En outre, certains éléments de mon livre n’ont été connus qu’ultérieurement, après la défection d’importants officiers du renseignement cubains.

Selon vous, Lee Harvey Oswald a-t-il agi seul?

Il était le seul tireur de la bibliothèque, située dans la rue de l’attentat. Mais je ne suis pas en mesure de dire si, oui ou non, Oswald a été l’instrument d’une conspiration qui le dépassait. Peut-être les Cubains se sont-ils contentés de suivre de loin les initiatives isolées du futur assassin de Dallas. Pour connaître toute la vérité, il faudrait que certaines archives de l’espionnage cubain soient « déclassifiées » comme c’est le cas pour les archives de la CIA. Ou encore que d’éventuels protagonistes cubains parlent, ce qui est peu probable. Selon moi, la pièce manquante du puzzle se trouve à La Havane.

Le nom de notre magazine, L’Express, apparaît dans votre livre.

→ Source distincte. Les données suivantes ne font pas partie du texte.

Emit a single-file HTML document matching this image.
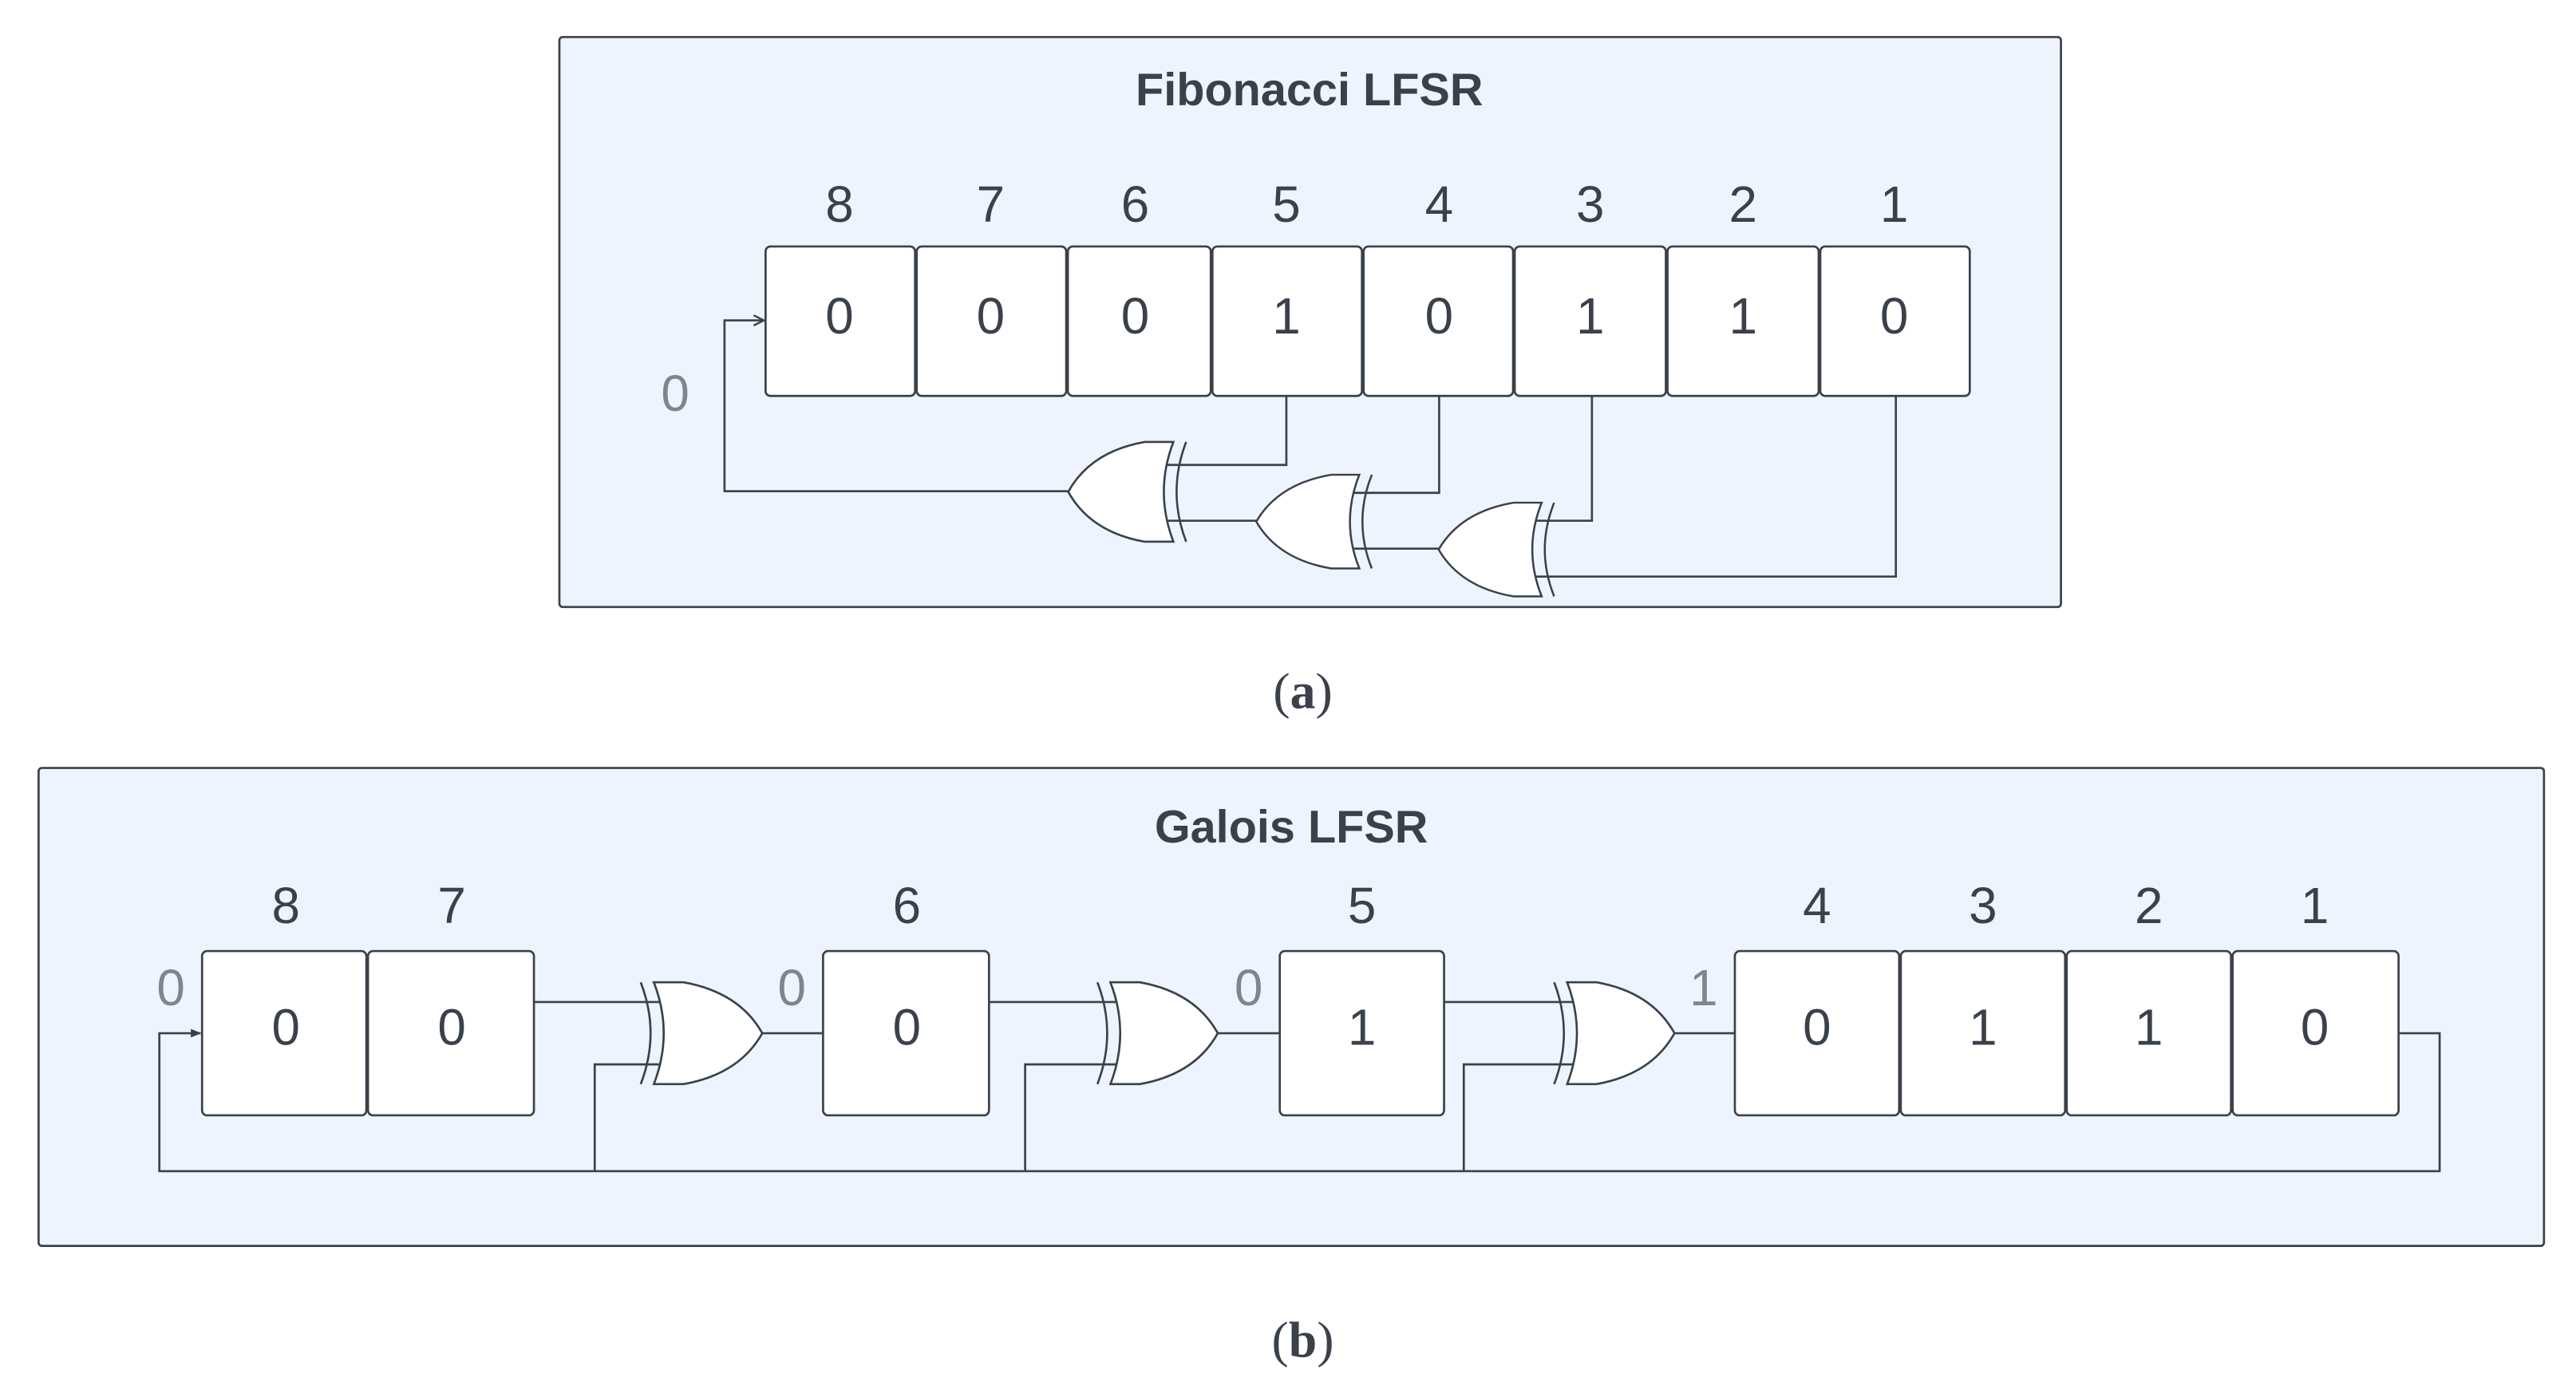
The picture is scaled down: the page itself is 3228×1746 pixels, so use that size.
<!DOCTYPE html>
<html><head><meta charset="utf-8"><style>
html,body{margin:0;padding:0;background:#fff}
svg{display:block}
text{font-family:"Liberation Sans",sans-serif;fill:#3a414a}
</style></head><body>
<svg width="3228" height="1746" viewBox="0 0 1568 848" xmlns="http://www.w3.org/2000/svg">
<defs>
<g id="xor">
<path d="M0,0 Q12,31 0,62" fill="none" stroke="#3a414a" stroke-width="1.3"/>
<path d="M8,0 L26,0 Q60,6 74,31 Q60,56 26,62 L8,62 Q20,31 8,0 Z" fill="#fff" stroke="#3a414a" stroke-width="1.3"/>
</g>
<marker id="ar" viewBox="0 0 10 10" refX="9" refY="5" markerWidth="6" markerHeight="6" orient="auto"><path d="M1,1 L9,5 L1,9" fill="none" stroke="#3a414a" stroke-width="1.5"/></marker>
<marker id="ar2" viewBox="0 0 10 10" refX="9" refY="5" markerWidth="5" markerHeight="5" orient="auto"><path d="M0,1 L10,5 L0,9 Z" fill="#3a414a"/></marker>
</defs>

<!-- Panel a -->
<rect x="340.5" y="22.5" width="914" height="347" fill="#edf4fe" stroke="#3a414a" stroke-width="1.3" rx="2"/>
<text x="797" y="64" font-size="28" font-weight="bold" text-anchor="middle">Fibonacci LFSR</text>
<g font-size="31" text-anchor="middle">
<text x="511" y="135">8</text><text x="603" y="135">7</text><text x="691" y="135">6</text><text x="783" y="135">5</text><text x="876" y="135">4</text><text x="968" y="135">3</text><text x="1061" y="135">2</text><text x="1153" y="135">1</text>
</g>
<g fill="#fff" stroke="#3a414a" stroke-width="1.3">
<rect x="466" y="150" width="91" height="91" rx="3"/><rect x="558" y="150" width="91" height="91" rx="3"/><rect x="650" y="150" width="87" height="91" rx="3"/><rect x="738" y="150" width="91" height="91" rx="3"/><rect x="830" y="150" width="91" height="91" rx="3"/><rect x="922" y="150" width="92" height="91" rx="3"/><rect x="1015" y="150" width="92" height="91" rx="3"/><rect x="1108" y="150" width="91" height="91" rx="3"/>
</g>
<g font-size="31" text-anchor="middle">
<text x="511" y="203">0</text><text x="603" y="203">0</text><text x="691" y="203">0</text><text x="783" y="203">1</text><text x="876" y="203">0</text><text x="968" y="203">1</text><text x="1061" y="203">1</text><text x="1153" y="203">0</text>
</g>
<text x="411" y="250" font-size="31" text-anchor="middle" style="fill:#7b8593">0</text>
<g fill="none" stroke="#3a414a" stroke-width="1.3">
<path d="M650,299 L441,299 L441,195 L465,195" marker-end="url(#ar)"/>
<path d="M783,241 L783,283 L708,283"/>
<path d="M876,241 L876,300 L822,300"/>
<path d="M969,241 L969,317 L934,317"/>
<path d="M1154,241 L1154,351 L934,351"/>
<path d="M765,317 L708,317"/>
<path d="M877,334 L822,334"/>
</g>
<use href="#xor" transform="translate(722,269) scale(-0.97,0.98)"/>
<use href="#xor" transform="translate(835,289) scale(-0.95,0.92)"/>
<use href="#xor" transform="translate(946,306) scale(-0.95,0.92)"/>

<text x="793" y="431" font-size="31" text-anchor="middle" style="font-family:'Liberation Serif',serif">(<tspan font-weight="bold" style="font-family:'Liberation Serif',serif">a</tspan>)</text>

<!-- Panel b -->
<rect x="23.5" y="467.5" width="1525" height="291" fill="#edf4fe" stroke="#3a414a" stroke-width="1.3" rx="2"/>
<text x="786" y="513" font-size="28" font-weight="bold" text-anchor="middle">Galois LFSR</text>
<g font-size="31" text-anchor="middle">
<text x="174" y="562">8</text><text x="275" y="562">7</text><text x="552" y="562">6</text><text x="829" y="562">5</text><text x="1106" y="562">4</text><text x="1207" y="562">3</text><text x="1308" y="562">2</text><text x="1409" y="562">1</text>
</g>
<g fill="none" stroke="#3a414a" stroke-width="1.3">
<path d="M1460,629 L1485,629 L1485,713 L97,713 L97,629 L122,629" marker-end="url(#ar2)"/>
<path d="M325,610 L402,610"/><path d="M362,713 L362,648 L402,648"/>
<path d="M602,610 L680,610"/><path d="M624,713 L624,648 L680,648"/>
<path d="M879,610 L958,610"/><path d="M891,713 L891,648 L958,648"/>
<path d="M464,629 L501,629"/><path d="M741,629 L779,629"/><path d="M1019,629 L1056,629"/>
</g>
<use href="#xor" transform="translate(390,598)"/>
<use href="#xor" transform="translate(668,598) scale(0.99,1)"/>
<use href="#xor" transform="translate(946,598) scale(0.99,1)"/>
<g fill="#fff" stroke="#3a414a" stroke-width="1.3">
<rect x="123" y="579" width="100" height="100" rx="3"/><rect x="224" y="579" width="101" height="100" rx="3"/>
<rect x="501" y="579" width="101" height="100" rx="3"/>
<rect x="779" y="579" width="100" height="100" rx="3"/>
<rect x="1056" y="579" width="100" height="100" rx="3"/><rect x="1157" y="579" width="100" height="100" rx="3"/><rect x="1258" y="579" width="100" height="100" rx="3"/><rect x="1359" y="579" width="101" height="100" rx="3"/>
</g>
<g font-size="31" text-anchor="middle">
<text x="174" y="636">0</text><text x="275" y="636">0</text><text x="552" y="636">0</text><text x="829" y="636">1</text><text x="1106" y="636">0</text><text x="1207" y="636">1</text><text x="1308" y="636">1</text><text x="1409" y="636">0</text>
</g>
<g font-size="31" text-anchor="middle" style="fill:#7b8593">
<text x="104" y="612" style="fill:#7b8593">0</text><text x="482" y="612" style="fill:#7b8593">0</text><text x="760" y="612" style="fill:#7b8593">0</text><text x="1037" y="612" style="fill:#7b8593">1</text>
</g>
<text x="793" y="826" font-size="31" text-anchor="middle" style="font-family:'Liberation Serif',serif">(<tspan font-weight="bold" style="font-family:'Liberation Serif',serif">b</tspan>)</text>
</svg>
</body></html>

Pourquoi?

Parce que l’un de vos plus brillants journalistes de l’époque, Jean Daniel [actuellement directeur du Nouvel Observateur] se trouvait à La Havane en compagnie de Fidel Castro lorsque celui-ci a appris la nouvelle de l’assassinat de Kennedy. J’ai rencontré Jean Daniel à New York l’année dernière. Il m’a raconté un récit identique à celui qu’il avait déjà livré par écrit voilà des années: lui, sa femme Michèle et une dizaine d’autres invités cubains se trouvaient en compagnie de Fidel Castro lorsqu’un aide de camp est venu leur annoncer l’incroyable nouvelle en provenance de Dallas.

Fidel Castro a alors marqué une réaction de surprise totale. Il était stupéfait, ce qui, selon Jean Daniel, prouve que Castro ignorait tout de ce qui se tramait à Dallas (Texas). A mon avis, Jean Daniel se trompe: il a été manipulé par Fidel Castro. Ma vision des choses est la suivante: Castro a pris soin de se trouver en présence d’un journaliste de renommée internationale à la réputation impeccable afin d’avoir un témoin incontestable qui pourrait attester de sa réaction de surprise à l’annonce de la mort de Kennedy. Jean Daniel est tombé dans le panneau. J’ai suffisamment étudié la psychologie de Castro depuis plusieurs décennies pour savoir que les talents d’acteurs de ce derniers sont incomparables.